This article was written and contributed by Adrian Cole, Senior Technical Evangelist at Opscode, Rackspace Cloud Tools Partner. Adrian is also founder of jclouds.org, a popular open source cloud framework for the Java community.
I've spent most of my recent life in cloud APIs. While common belief may suggest otherwise, clouds generally don't come with a "make my IT problems disappear" button. There are a lot of tools that help you launch a predefined image of an operating system. However, stopping there leaves you with what I'd call Cloud Toys, all the drawbacks of unmanaged servers on a cool API Luckily, we don't have to stop there. Read through this and you'll see how you can make some serious cloud server action.
IaaS provisioning APIs such as Amazon EC2, GoGrid, vCloud, and Rackspace Cloud Servers are totally sweet. They take stress away from you: the hows of provisioning nodes and scalability concerns of doing that en mass. They use HTTP, and that is still awesome: it works over proxies and in really restricted environments such as devices or Google App Engine. Integration is easier. Software packages and policies frozen in an operating system image guarantee you a baseline state, but there's more to it than that. How are changes managed? How do I load in my users, firewall rules, etc? While it is possible to create an image for each change, that sounds too much like work. Moreover, image construction is very hard to do portably across clouds. Say you did. Next comes head scratching about connecting the dots (Integration). Which pair of EBS volumes go with this node? Should this machine become a slave or a master? What's the monitoring url? Without a holistic process, you're cloud servers end up like a tricycle on a major highway with a really fancy phone. Cloud servers want to be more, and you don't want to be stuck in vm sprawl suck.
Infrastructure as Code’s goal is to “Enable the reconstruction of the business from nothing but a source code repository, an application data backup, and bare-metal resources”. Read the book, it’s good, but here’s a hint. Provisioning is step one in at least three stages: Configuration, and Integration follow. Moving into infrastructure as code moves you from cloud toys to cloud servers. Chef and the Opscode platform do this.
Chef defines a repository for cookbooks, roles, and other metadata that define your infrastructure. Version control this repository and upload it to the Chef server or the Opscode Platform. Now, you can completely rebuild any system, or your entire infrastructure, easily, and at scale. You can even run ad-hoc queries to find what nodes are running what configuration, or who is the master! As GI Joe taught us, knowing is half the battle, right? Ok, so here's how to connect your cloud provisioning process to Chef's configuration and integration process. To integrate with Chef, a node needs a few things.

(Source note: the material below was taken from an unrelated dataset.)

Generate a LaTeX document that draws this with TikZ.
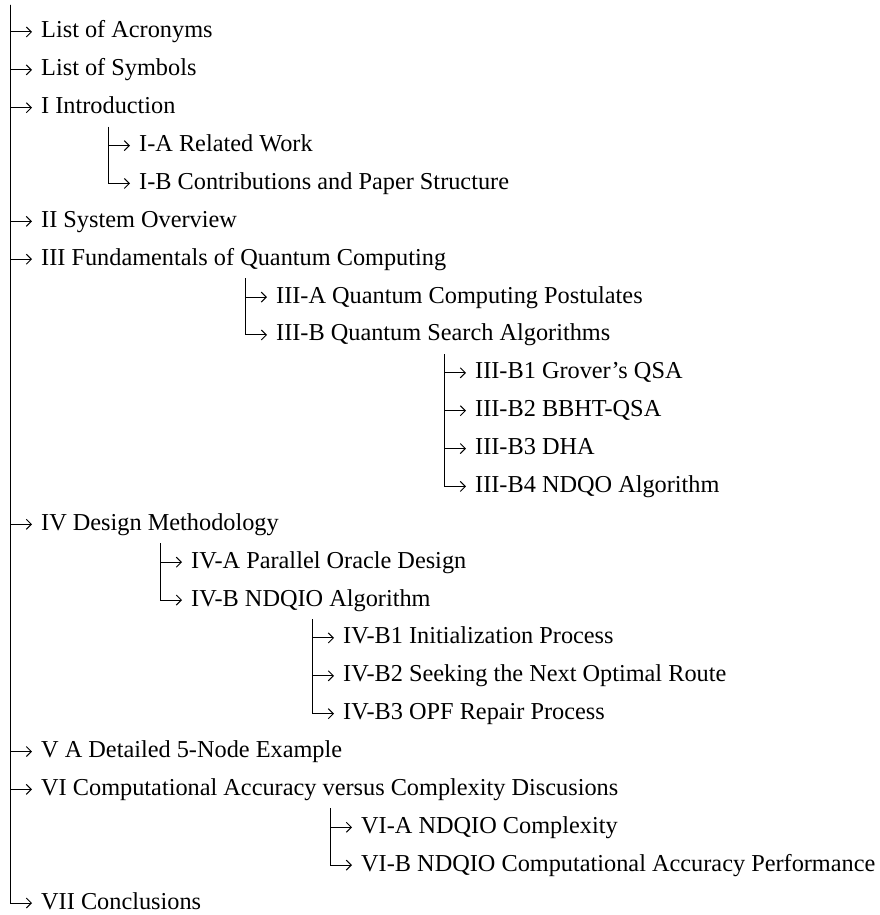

- Ruby and the Chef client libraries
- A run-list of roles to become at startup. Ex. hadoop-slave
- A key and url of a chef server. Ex. https://api.opscode.com/organizations/acme
Push these things onto a node, run chef, and voila! Your really cool ubuntu cloud node is now a defined and managed piece of your infrastructure! Technically running the above is easy.. just use knife. Knife is our commandline tool and uses a really cool cloud api called fog to run cloud servers. However, I’ll show you how to fish on this: Let’s recap: Cloud provisioning API gives you a node, and now you need to upload some files and run the chef client command. One way approach is: wait until the node is up, SCP the files, and use ssh to run the chef client. Pretty standard really… but… there are a couple drawbacks. Needing to SSH in implies that
- You have to “wait around” and poll for ssh to be ready, handling all the error conditions, remembering passwords, etc.
- SSH must be running (generally on a public ip address), and you must gain access to root through it
- You have an SSH client or library handy
- You can open TCP sockets that SSH uses across the network
- Your ability to scale is no longer limited to the cloud: It is limited by your SSH process. All this work is needed for every node in the potential thousand you are firing up.
Wouldn't you rather dodge this, and push all of that work to the provisioning cloud? For some clouds, you can't, as there's no means to place files on disk outside of SSH. However, the Rackspace Cloud Servers API has a wonderful feature that makes this possible: file injection. While the file upload problem is solved, but there's a constraint. The Cloud Servers API requires that all files are read only, and not executable. How do we run the chef client if we cannot make a file executable? I took this constraint challenge to the #chef-hacking irc channel for an extra shot in creativity. Dan "The Awesome Cron Master" DeLeo aka types: try cron I don't know about you, but I totally missed that cron can do stuff at reboot time. Here's the super sweet cron line that connects the provisioning system to the Opscode Platform:
@reboot (bash /etc/install-chef && /usr/bin/chef-client -j /etc/chef/first-boot.json && rm /var/spool/cron/crontabs/root)> /var/log/chef.out 2> /var/log/chef.err
Using this cron entry (or knife), you can do everything via HTTP, which works so nicely in my iPad and behind proxies and firewalls. You also get to lean on Rackspace to scale out the connection of provisioning to configuration/integration.